Villa du 8 au 12 novembre au Théâtre de la Vie

© Laeticia Defendini

Texte de Guillermo Calderón. Mise en scène de Sarah Siré. Avec Sophie Jaskulski, Mathilde Lefèvre, Sarah Siré. Du 8 novembre au 12 novembre 2022 au Théâtre de la Vie. 

Villa est une relecture de la pièce du chilien, réalisateur et scénariste, Guillermo Calderón. Sarah Siré s’attaque donc à un théâtre politique qui permet de dévoiler un pan d’Histoire du Chili, mais surtout de réfléchir universellement à l’idée de commémoration et à l’imprégnation diluée du passé dans le présent.

Une large table en bois, trois femmes d’âge égal et un objectif : voter. S’il est abscons au début, on comprend que l’enjeu concerne l’avenir de la Villa Grimaldi, symbole de la mémoire collective à Santiago. Cet ancien lieu d’extermination sous la dictature de Pinochet n’est pas un espace neutre, il est donc normal qu’un tel sujet de conversation génère des dissentiments. Musée ? Outil politique ou attraction voyeuriste ? Il faut se décider, et c’est sur fond de méfiance et d’accusation que se profile la tâche.

Trois femmes aux commandes d’un vote, l’atmosphère est à la fois féministe et fortement masculine. Car, c’est sans douceur ou sensiblerie qu’elles agissent, le ton dure monte vite, le niveau sonore de certaines répliques glace l’atmosphère au début plus comique que tragique, les absents ont tort et dès que l’une s’éclipse c’est l’heure son procès.  L’éthique, la politique et l’Histoire traversent le débat sans pour autant se dessiner nettement, le contrôle mental qu’elles semblent vouloir exercer les unes sur les autres brouillent les pistes. Pas de dates, pas de faits, pas de récit historique, simplement un sentiment d’imputabilité qui paralyse la communication. Portant sur les épaules un passif mutilé, le terrain est glissant et plus elles avancent dans le débat plus la corde devient sensible. Les traumatismes évoqués sont-ils un leurre ou un aveu ? Qui a triché pendant le vote ? C’est sur les non-dits et les faux-semblants que la tension scripturale repose. Les preuves architecturales sont intangibles tout autant que les intentions qui animent chacune d’elle, et c’est de cette vacuité que naît la frustration.

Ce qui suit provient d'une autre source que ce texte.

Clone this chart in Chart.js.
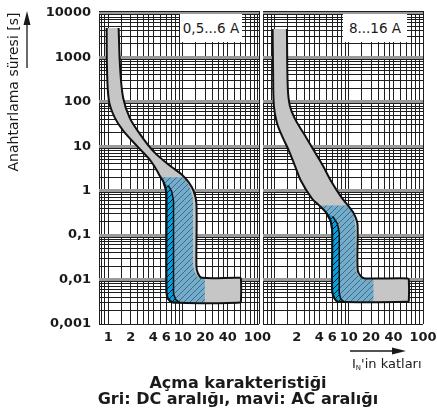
<!DOCTYPE html>
<html>
<head>
<meta charset="utf-8">
<script src="https://cdn.jsdelivr.net/npm/chart.js@4.4.1/dist/chart.umd.min.js"></script>
<style>
body { margin: 0; background: #fff; font-family: 'DejaVu Sans', sans-serif; color: #1a1a1a; }
#wrap { position: relative; width: 437px; height: 413px; overflow: hidden; }
canvas { position: absolute; top: 0; }
.box { position: absolute; top: 14px; height: 28px; background: #fff; font-size: 13.5px; line-height: 28px; text-align: center; }
#ytitle { position: absolute; left: 13px; top: 92px; transform: translate(-50%, -50%) rotate(-90deg); white-space: nowrap; font-size: 14px; }
#xunit { position: absolute; left: 352px; top: 356px; white-space: nowrap; font-size: 13px; }
#xunit sub { font-size: 7px; vertical-align: -2px; }
.cap { position: absolute; left: 0; width: 476px; text-align: center; font-weight: bold; font-size: 16px; line-height: 18px; white-space: nowrap; }
</style>
</head>
<body>
<div id="wrap">
  <canvas id="c1" width="280" height="350" style="left:0"></canvas>
  <canvas id="c2" width="175" height="350" style="left:262px"></canvas>
  <div class="box" style="left:180px;width:62px">0,5...6 A</div>
  <div class="box" style="left:343px;width:64px">8...16 A</div>
  <div id="ytitle">Anahtarlama süresi [s]</div>
  <svg width="437" height="413" style="position:absolute;left:0;top:0">
    <line x1="27" y1="68" x2="27" y2="22" stroke="#1a1a1a" stroke-width="1.3"/>
    <polygon points="27,11 23.5,25 30.5,25" fill="#1a1a1a"/>
    <line x1="350" y1="351" x2="394" y2="351" stroke="#1a1a1a" stroke-width="1.3"/>
    <polygon points="406,351 392,347.5 392,354.5" fill="#1a1a1a"/>
  </svg>
  <div id="xunit">I<sub>N</sub>'in katları</div>
  <div class="cap" style="top:374px">Açma karakteristiği</div>
  <div class="cap" style="top:390px">Gri: DC aralığı, mavi: AC aralığı</div>
</div>
<script>
// x: multiples of I_N, y: tripping time [s]
const yTickValues = [0.001, 0.01, 0.1, 1, 10, 100, 1000, 10000];
const yTickLabels = ['0,001', '0,01', '0,1', '1', '10', '100', '1000', '10000'];
const xTickValues1 = [1, 2, 4, 6, 10, 20, 40, 100];
const xTickLabels1 = ['1', '2', '4', '6', '10', '20', '40', '100'];
const xTickValues2 = [2, 4, 6, 10, 20, 40, 100];
const xTickLabels2 = ['2', '4', '6', '10', '20', '40', '100'];

// 0,5...6 A : grey DC band outline, AC (blue) area, dark blue strip
const band1 = [
  [0.95, 4560], [0.96, 578], [1.02, 105], [1.22, 43.8], [1.58, 22.4], [2.40, 10.3], [3.59, 5.0],
  [4.32, 3.15], [4.97, 2.08], [5.62, 1.45], [5.94, 1.01], [6.02, 0.668], [6.02, 0.0052],
  [6.35, 0.00364], [7.42, 0.00303], [58.5, 0.00303], [60.2, 0.0033], [60.2, 0.0102],
  [58.5, 0.011], [17.9, 0.011], [15.9, 0.0139], [15.2, 0.020], [15.2, 0.516], [14.0, 0.96],
  [12.0, 1.53], [9.64, 2.31], [6.66, 3.67], [3.94, 7.97], [2.63, 19.2], [1.93, 43.8],
  [1.58, 123], [1.44, 578], [1.375, 4560]
];
const ac1 = [
  [5.02, 2.0], [10.3, 2.0], [12.4, 1.20], [13.7, 0.668], [13.7, 0.020], [14.5, 0.0147],
  [16.1, 0.011], [19.7, 0.011], [19.7, 0.00303], [7.42, 0.00303], [6.35, 0.00364],
  [6.02, 0.0052], [6.02, 0.668], [5.94, 1.01], [5.62, 1.45]
];
const dark1 = [
  [5.45, 1.53], [5.94, 1.01], [6.02, 0.668], [6.02, 0.0052], [6.35, 0.00364], [7.42, 0.00303],
  [9.09, 0.00303], [8.03, 0.00354], [7.50, 0.00471], [7.50, 0.60], [7.09, 0.96], [6.37, 1.31]
];

// 8...16 A
const band2 = [
  [0.943, 4335], [0.957, 495], [0.981, 81.3], [1.077, 33.8], [1.257, 17.3], [1.56, 7.97],
  [1.88, 3.67], [2.26, 1.69], [3.18, 0.668], [3.99, 0.466], [5.06, 0.308], [5.72, 0.204],
  [5.99, 0.116], [5.99, 0.0052], [6.48, 0.00364], [7.12, 0.00316], [62.5, 0.00316],
  [64.5, 0.0034], [64.5, 0.0098], [62.5, 0.0106], [16.4, 0.0106], [14.5, 0.0119],
  [13.2, 0.0163], [13.2, 0.116], [13.0, 0.194], [11.68, 0.308], [10.0, 0.442], [7.81, 0.741],
  [5.72, 1.69], [4.47, 3.67], [3.39, 7.97], [2.48, 19.2], [1.88, 41.6], [1.61, 81.3],
  [1.51, 206], [1.47, 4335]
];
const ac2 = [
  [3.99, 0.466], [9.6, 0.466], [11.68, 0.293], [12.4, 0.128], [12.4, 0.0163], [13.6, 0.0122],
  [15.4, 0.0106], [21.5, 0.0106], [21.5, 0.00316], [7.12, 0.00316], [6.48, 0.00364],
  [5.99, 0.0052], [5.99, 0.116], [5.72, 0.204], [5.06, 0.308]
];
const dark2 = [
  [4.91, 0.316], [5.72, 0.204], [5.99, 0.116], [5.99, 0.0052], [6.48, 0.00364], [7.12, 0.00316],
  [8.65, 0.00316], [7.81, 0.00364], [7.45, 0.00496], [7.45, 0.116], [7.0, 0.184], [6.09, 0.264]
];

Chart.defaults.font.family = "'DejaVu Sans', sans-serif";
Chart.defaults.color = '#1a1a1a';

const minor = [1, 1.5, 2, 2.5, 3, 3.5, 4, 5, 6, 7, 8, 9];

function xGrid(min, max) {
  const out = [min];
  [0.1, 1, 10, 100].forEach(function (d) {
    minor.forEach(function (m) {
      const v = d * m;
      if (v > min * 1.01 && v < max * 0.99) out.push(v);
    });
  });
  out.push(max);
  return out;
}

function yGrid(max) {
  const out = [];
  yTickValues.forEach(function (d) {
    for (let m = 1; m <= 9; m++) {
      if (d * m <= max) out.push(d * m);
    }
  });
  out.push(max);
  return out;
}

function isDecade(v) {
  const l = Math.log10(v);
  return Math.abs(l - Math.round(l)) < 1e-9;
}

function hatch(ctx, bg, fg, step) {
  const c = document.createElement('canvas');
  c.width = c.height = step;
  const g = c.getContext('2d');
  g.fillStyle = bg;
  g.fillRect(0, 0, step, step);
  g.strokeStyle = fg;
  g.lineWidth = 1;
  g.beginPath();
  g.moveTo(-1, step + 1); g.lineTo(step + 1, -1);
  g.moveTo(-1, 1); g.lineTo(1, -1);
  g.moveTo(step - 1, step + 1); g.lineTo(step + 1, step - 1);
  g.stroke();
  return ctx.createPattern(c, 'repeat');
}

function pts(arr) {
  return arr.map(function (p) { return { x: p[0], y: p[1] }; });
}

function panelSets(ctx, band, ac, dark) {
  const base = { showLine: true, pointRadius: 0, tension: 0 };
  return [
    Object.assign({}, base, { data: pts(band), backgroundColor: '#c6c6c6', borderWidth: 0, fill: 'shape', tension: 0.35, order: 4 }),
    Object.assign({}, base, { data: pts(ac), backgroundColor: hatch(ctx, '#74accb', '#3f6a84', 6), borderWidth: 0, fill: 'shape', order: 3 }),
    Object.assign({}, base, { data: pts(dark), backgroundColor: hatch(ctx, '#00a0e2', '#0a0a0a', 6), borderColor: '#111', borderWidth: 1.5, fill: 'shape', order: 2 }),
    Object.assign({}, base, { data: pts(band), borderColor: '#111', borderWidth: 2, fill: false, tension: 0.35, order: 1 })
  ];
}

function noPad(s) {
  s.paddingTop = 0; s.paddingBottom = 0; s.paddingLeft = 0; s.paddingRight = 0;
}

function makeChart(id, band, ac, dark, xmin, xmax, xVals, xLabels, showY, padding) {
  const el = document.getElementById(id);
  const ctx = el.getContext('2d');
  const xg = xGrid(xmin, xmax);
  const yg = yGrid(11000);
  return new Chart(el, {
    type: 'scatter',
    data: { datasets: panelSets(ctx, band, ac, dark) },
    options: {
      animation: false,
      responsive: false,
      devicePixelRatio: 1,
      layout: { padding: padding },
      plugins: { legend: { display: false }, tooltip: { enabled: false } },
      scales: {
        x: {
          type: 'logarithmic',
          min: xmin,
          max: xmax,
          afterBuildTicks: function (s) { s.ticks = xg.map(function (v) { return { value: v }; }); },
          afterFit: function (s) { s.height = 26; noPad(s); },
          border: { display: false },
          grid: { drawTicks: false, color: '#1e1e1e', lineWidth: 1 },
          ticks: {
            autoSkip: false, maxRotation: 0, padding: 6,
            font: { weight: 'bold', size: 13 },
            callback: function (v) {
              const i = xVals.indexOf(v);
              return i < 0 ? '' : xLabels[i];
            }
          }
        },
        y: {
          type: 'logarithmic',
          min: 0.001,
          max: 11000,
          afterBuildTicks: function (s) { s.ticks = yg.map(function (v) { return { value: v }; }); },
          afterFit: function (s) { s.width = showY ? 99 : 0; noPad(s); },
          border: { display: false },
          grid: {
            drawTicks: false,
            color: function (c) {
              const v = c.tick ? c.tick.value : 0;
              return (isDecade(v) && v > 0.001) ? '#9a9a9a' : '#1e1e1e';
            },
            lineWidth: function (c) {
              const v = c.tick ? c.tick.value : 0;
              return (isDecade(v) && v > 0.001) ? 3 : 1;
            }
          },
          ticks: {
            display: showY,
            autoSkip: false, padding: 8,
            font: { weight: 'bold', size: 13 },
            callback: function (v) {
              const i = yTickValues.indexOf(v);
              return i < 0 ? '' : yTickLabels[i];
            }
          }
        }
      }
    }
  });
}

makeChart('c1', band1, ac1, dark1, 0.75, 105, xTickValues1, xTickLabels1, true,
  { left: 0, right: 21, top: 11, bottom: 0 });
makeChart('c2', band2, ac2, dark2, 0.70, 100, xTickValues2, xTickLabels2, false,
  { left: 1, right: 14, top: 11, bottom: 0 });
</script>
</body>
</html>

L’argumentation scénique rejoint la dialectique discursive : massive, carrées, sans issus c’est dans un décor frustre qu’évoluent les personnages, n’ayant pour point d’ancrage que leur rhétorique. Les hauts murs en briques du théâtre se posent, le temps d’une soirée, en réceptacle de blessures passées, des viols par transmission et d’une génétique non désirée. Face à leur responsabilité les trois actrices n’observent aucun point de fuite et ceci jusqu’à la conclusion finale dont éclot un silence pesant que seuls les applaudissements du public peuvent rompre, l’ambiguïté réel-fiction est alors levée. Le devoir mémoriel pèse lourd sur leurs épaules et les mots sont parfois surfaits pour décrire des crimes dictatoriaux dont les contours pourtant flous laissent un goût âpre au présent.  La charge émotionnelle ne tire pas son jus du pathos, mais des réparties cinglantes qui laissent une large place au rire tout en conservant une veine dramatique tirant vers le malaise. Le huis clos, façon Douze hommes en colère, nous dévoile peu de chose de la vie de ces trois femmes ou de leur personnalité, une lassitude et une rage sourde semblent les rassembler dans une communauté de la douleur, trait de leur sororité.

Sophie Jaskulski, Mathilde Lefèvre et Sarah Siré portent la pièce durant 1h30 sans flancher ni dans le regard ni dans la tonalité, laissant place à une liberté de réflexion politique et morale. Malgrè la distance temporelle l’unité problématique du passé se retranscrit incisivement dans le présent.